When the bodies of the 35 killed on the 25th of July 1983 including TELO leader Kuttimani (Selvarajah Yogachandran) were heaped inhumanly in front of the Buddha statue in the forecourt of the jail, even those faintly breathing were identified and beaten to death.
Then again on the 27th of July, when the Sinhala prisoners laid siege to the cells where the Tamil political prisoners were detained on the first floor and attacked them, 18 people including the leader of the Gandhian movement Dr Somasundaram Rajasundaram were killed. Among those who miraculously survived were the present minister for fisheries Douglas Devananda, Panagoda Maheswaran (Tambipillai Maheswaran), Anthony Pillai Alagiri of the Eelam Revolutionary Organization of Students, and S. David of the Gandhian movement.
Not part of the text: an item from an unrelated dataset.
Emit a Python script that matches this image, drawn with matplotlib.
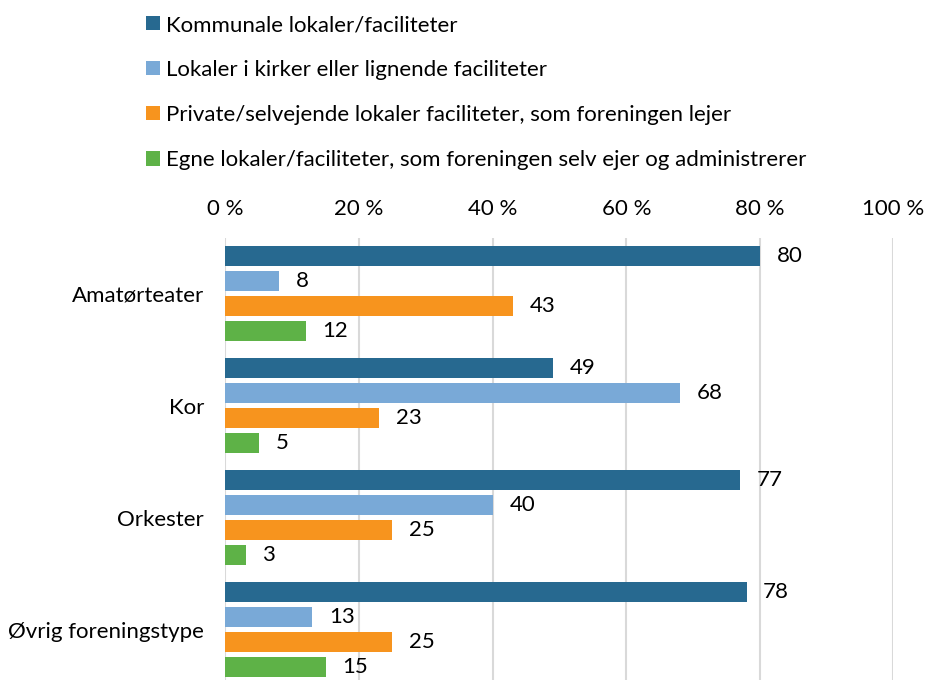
import numpy as np
import matplotlib
matplotlib.use("Agg")
from matplotlib import pyplot as plt
from matplotlib.patches import Patch

plt.rcParams['font.family'] = ['Lato', 'DejaVu Sans']

categories = ["Amatørteater", "Kor", "Orkester", "Øvrig foreningstype"]
series = [
    "Kommunale lokaler/faciliteter",
    "Lokaler i kirker eller lignende faciliteter",
    "Private/selvejende lokaler faciliteter, som foreningen lejer",
    "Egne lokaler/faciliteter, som foreningen selv ejer og administrerer",
]
kommunale = [80, 49, 77, 78]
kirker = [8, 68, 40, 13]
private = [43, 23, 25, 25]
egne = [12, 5, 3, 15]
colors = ["#276990", "#79A9D7", "#F7941E", "#5EB247"]

values = [kommunale, kirker, private, egne]
fs = 16

fig = plt.figure(figsize=(9.26, 6.8), dpi=100)
ax = fig.add_axes([0.2435, -0.0088, 0.7214, 0.6588])

# each category takes one unit; bars are 20/112 tall with a 25/112 pitch
band = 112.0
bar_h = 20 / band
base = np.arange(len(categories))
for j, (vals, col) in enumerate(zip(values, colors)):
    ys = base + (8 + 10 + 25 * j) / band
    bars = ax.barh(ys, vals, height=bar_h, color=col, zorder=3)
    for y, v in zip(ys, vals):
        ax.annotate(str(v), (v, y), xytext=(12, 0), textcoords="offset points",
                    va="center", ha="left", fontsize=fs, color="#000000")

ax.set_xlim(0, 100)
ax.set_ylim(len(categories), 0)
ax.set_xticks(np.arange(0, 101, 20))
ax.set_xticklabels([f"{t} %" for t in range(0, 101, 20)])
ax.xaxis.tick_top()
ax.tick_params(axis="x", length=0, pad=14, labelsize=fs)
ax.set_yticks(base + 0.5)
ax.set_yticklabels(categories)
ax.tick_params(axis="y", length=0, pad=15.5, labelsize=fs)
ax.grid(axis="x", color="#D9D9D9", linewidth=1.5, zorder=0)
for s in ax.spines.values():
    s.set_visible(False)

handles = [Patch(facecolor=c, edgecolor="none") for c in colors]
fig.legend(handles, series, loc="upper left", bbox_to_anchor=(0.1485, 0.991),
           frameon=False, fontsize=fs, handlelength=0.6, handleheight=0.6,
           handletextpad=0.3, labelspacing=1.13, borderaxespad=0)

fig.savefig("out.png", dpi=100)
Recalling the traumatic experiences in the Welikada prison S. David told news website JDSLanka the riots and massacre and the attack on Anthony Pillai Alagiri inside the prison was led by Sepala Ekanayake who was imprisoned there for hijacking an Alitalia flight. Although the Tamil United Liberation Front tried to nominate TELO leader Kuttimani to the Parliament, the then speaker Bakeer Markar refused to swear him in since he was serving a life sentence.
25 October Bindunuwewa
Almost a quarter of a century ago more than 40 Tamil people held in the Bandarawela Bindunuwewa ‘rehabilitation camp’ were murdered under the pretext of suspicious relations with the now militarily defeated LTTE. They were released after the war and sent for what the government called the ‘rehabilitation and reintegration’ process. In total 41 persons were kept in the Bindunuwewa. In the wee hours of 25th of October 2000, twenty seven among them were hacked and stabbed to death. The remaining 14 Tamils were seriously injured and battled for their lives without proper medical care which was denied to them just for being Tamils. Sri Lankan police and the local Sinhala villagers were accused of the attack and massacre.
Among the 41 persons arrested for the Bindunuwewa massacre, 19 were police officials including the Officers in Charge of the Bandarawela and Diyatalawa police stations and the rest were local villagers.
An appellate court on the 17th of May released the four persons including two police officers who were found guilty and sentenced to death by a local court on the 1st of July 2003.
However, JDS says the case against the Upcountry plantation workers who protested against the gruesome massacre of 27 prisoners and 14 other inmates injured inside the Bindunuwewa camp is yet to conclude as the state has failed to produce witnesses in court.